Madrid - Publicado el - Actualizado
2 min lectura
No todos los Santos tuvieron el honor de ser discípulos de los seguidores directos del Señor. Así le sucedió a San Ignacio de Antioquía al que honramos en este día. La tarea de los Apóstoles fue forjar servidores del Evangelio y Juan, hijo de Zebedeo, acercó a Dios a un joven de nombre Ignacio y que significaba el que lleva a Dios dentro de sí. Ignacio entiende perfectamente que la Providencia espera algo importante de su vida.
El primer peldaño es ser obispo de Antioquía, una de las ciudades legendarias en las que Pablo había logrado la conversión y el florecimiento de una comunidad cristiana. De ahí, entre otros, había salido Bernabé.
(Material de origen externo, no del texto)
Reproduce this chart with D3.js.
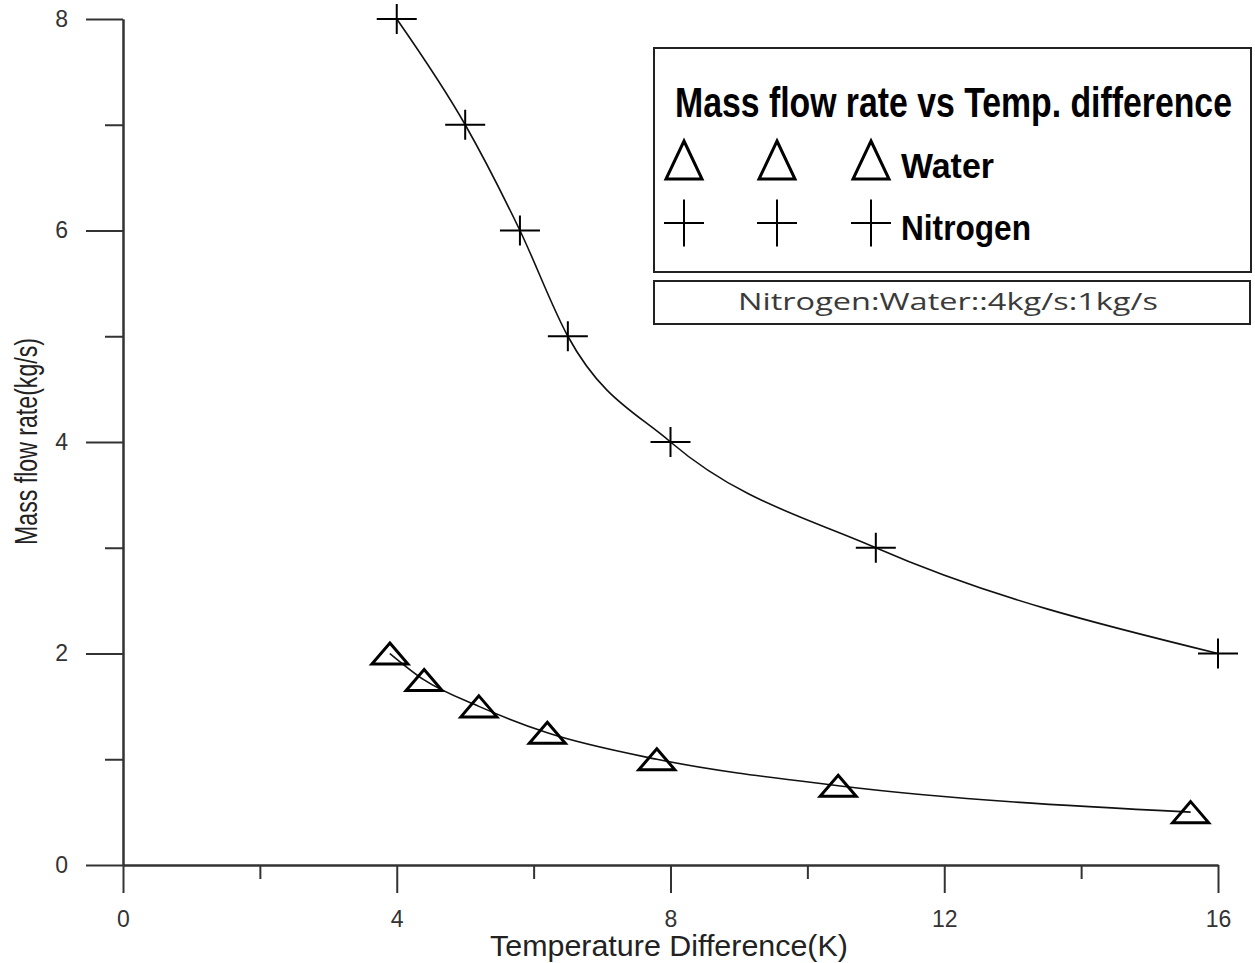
<!DOCTYPE html>
<html>
<head>
<meta charset="utf-8">
<script src="https://cdn.jsdelivr.net/npm/d3@7"></script>
<style>
  body { margin: 0; background: #fff; }
  svg { display: block; }
  .axis path, .axis line { stroke: #333; stroke-width: 2; }
  .axis text { font-family: "Liberation Sans", Arial, sans-serif; font-size: 23px; fill: #333; }
</style>
</head>
<body>
<div id="chart"></div>
<script>
// data
const waterX = [3.9, 4.4, 5.2, 6.2, 7.8, 10.45, 15.6];
const waterY = [2.0, 1.75, 1.5, 1.25, 1.0, 0.75, 0.5];
const nitrogenX = [4, 5, 5.8, 6.5, 8, 11, 16];
const nitrogenY = [8, 7, 6, 5, 4, 3, 2];
const xMajor = [0, 4, 8, 12, 16];
const xMinor = [2, 6, 10, 14];
const yMajor = [0, 2, 4, 6, 8];
const yMinor = [1, 3, 5, 7];
const legendTitle = "Mass flow rate vs Temp. difference";
const seriesNames = ["Water", "Nitrogen"];
const ratioNote = "Nitrogen:Water::4kg/s:1kg/s";

const W = 1255, H = 963;
const svg = d3.select("#chart").append("svg")
    .attr("width", W)
    .attr("height", H);

const x = d3.scaleLinear().domain([0, 16]).range([123, 1218]);
const y = d3.scaleLinear().domain([0, 8]).range([865, 19]);

// squeeze a text to a given width with a horizontal scale
function fitText(sel, x0, y0, width) {
  const w = sel.node().getComputedTextLength();
  sel.attr("transform", `translate(${x0},${y0}) scale(${width / w},1)`);
  return sel;
}

// axes
svg.append("g")
    .attr("class", "axis")
    .attr("transform", "translate(0,865)")
    .call(d3.axisBottom(x).tickValues(xMinor).tickSize(14).tickSizeOuter(0).tickFormat(""));
svg.append("g")
    .attr("class", "axis")
    .attr("transform", "translate(0,865)")
    .call(d3.axisBottom(x).tickValues(xMajor).tickSize(28).tickSizeOuter(0).tickPadding(18));

svg.append("g")
    .attr("class", "axis")
    .attr("transform", "translate(123,0)")
    .call(d3.axisLeft(y).tickValues(yMinor).tickSize(18).tickSizeOuter(0).tickFormat(""));
svg.append("g")
    .attr("class", "axis")
    .attr("transform", "translate(123,0)")
    .call(d3.axisLeft(y).tickValues(yMajor).tickSize(37).tickSizeOuter(0).tickPadding(18));

// axis titles
const xTitle = svg.append("text")
    .style("font-family", "Liberation Sans, Arial, sans-serif")
    .style("font-size", "29px")
    .style("fill", "#222")
    .text("Temperature Difference(K)");
fitText(xTitle, 490, 956, 358);

svg.append("text")
    .attr("transform", "translate(37,545) rotate(-90)")
    .attr("textLength", 207)
    .attr("lengthAdjust", "spacingAndGlyphs")
    .style("font-family", "Liberation Sans, Arial, sans-serif")
    .style("font-size", "31px")
    .style("fill", "#222")
    .text("Mass flow rate(kg/s)");

// curves
const water = waterX.map((v, i) => ({x: v, y: waterY[i]}));
const nitrogen = nitrogenX.map((v, i) => ({x: v, y: nitrogenY[i]}));

const line = d3.line()
    .x(d => x(d.x))
    .y(d => y(d.y))
    .curve(d3.curveMonotoneX);

[water, nitrogen].forEach(s => {
  svg.append("path")
      .datum(s)
      .attr("d", line)
      .attr("fill", "none")
      .attr("stroke", "#111")
      .attr("stroke-width", 1.6);
});

// markers
const triPath = (w, h) => `M0,${-h / 2}L${w / 2},${h / 2}L${-w / 2},${h / 2}Z`;
const crossPath = (w, h) => `M${-w / 2},0H${w / 2}M0,${-h / 2}V${h / 2}`;

svg.selectAll("path.tri")
    .data(water)
    .join("path")
    .attr("class", "tri")
    .attr("transform", d => `translate(${x(d.x)},${y(d.y)})`)
    .attr("d", triPath(36, 21))
    .attr("fill", "none")
    .attr("stroke", "#000")
    .attr("stroke-width", 3)
    .attr("stroke-linejoin", "miter");

svg.selectAll("path.cross")
    .data(nitrogen)
    .join("path")
    .attr("class", "cross")
    .attr("transform", d => `translate(${x(d.x)},${y(d.y)})`)
    .attr("d", crossPath(40, 30))
    .attr("fill", "none")
    .attr("stroke", "#000")
    .attr("stroke-width", 2);

// legend
const legend = svg.append("g");
legend.append("rect")
    .attr("x", 654).attr("y", 48)
    .attr("width", 597).attr("height", 224)
    .attr("fill", "#fff").attr("stroke", "#222").attr("stroke-width", 2);

const title = legend.append("text")
    .style("font-family", "Liberation Sans Narrow, Arial Narrow, Liberation Sans, sans-serif")
    .style("font-weight", "bold")
    .style("font-size", "42px")
    .text(legendTitle);
fitText(title, 675, 117, 557);

const symX = [684, 777, 871];
symX.forEach(cx => {
  legend.append("path")
      .attr("transform", `translate(${cx},160)`)
      .attr("d", triPath(36, 38))
      .attr("fill", "none").attr("stroke", "#000").attr("stroke-width", 3);
  legend.append("path")
      .attr("transform", `translate(${cx},223)`)
      .attr("d", crossPath(40, 47))
      .attr("fill", "none").attr("stroke", "#000").attr("stroke-width", 2);
});

const nameLen = [93, 130];
seriesNames.forEach((n, i) => {
  const t = legend.append("text")
      .style("font-family", "Liberation Sans Narrow, Arial Narrow, Liberation Sans, sans-serif")
      .style("font-weight", "bold")
      .style("font-size", "35px")
      .text(n);
  fitText(t, 901, 178 + i * 62, nameLen[i]);
});

legend.append("rect")
    .attr("x", 654).attr("y", 281)
    .attr("width", 596).attr("height", 43)
    .attr("fill", "#fff").attr("stroke", "#222").attr("stroke-width", 2);

const note = legend.append("text")
    .style("font-family", "Open Sans, Noto Sans, sans-serif")
    .style("font-size", "24px")
    .style("fill", "#3a3a3a")
    .text(ratioNote);
fitText(note, 738, 310, 420);
</script>
</body>
</html>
Debía de tratar con dulzura y firmeza a los creyentes para confirmarles en la Fe. Y caló su presencia en las gentes.
Su pastoreo era en plena unión con el Papa, Vicario de Cristo y al que él acuña un nuevo término, llamando al Pontífice, obispo de Roma. La Gran Urbe donde Pedro y Pablo morirían mártires, era la que ejercía un papel maternal sobre el resto del orbe católico y el Sucesor de Pedro tenía ese título especial.
El pastoreo de Ignacio daba frutos, pero se aproximaba el final. Eso sí que era una Historia con mayúsculas. Trajano decide endurecer la persecución contra los cristianos. Ignacio cae fatídicamente en las redes de los crueles romanos. Trajano le recibe en persona. El obispo de Antioquía está atado y crece la tortura contra él. Para los intereses imperiales es un cabecilla de los enemigos del Imperio, hay que cebarse con él. Pero Trajano quiere tener un “detalle”.
¿Por qué no invitarle a dejar su creencia? Todavía puede salvar su vida. Pero Ignacio se reafirma, así que morirá en el circo devorado por las fieras. La comunidad cuando llega a Roma quieren ponerse en su puesto pero él les pide que le dejen ser trigo de Cristo molido por las fieras. Así rematará su vida viajando a la Morada Eterna.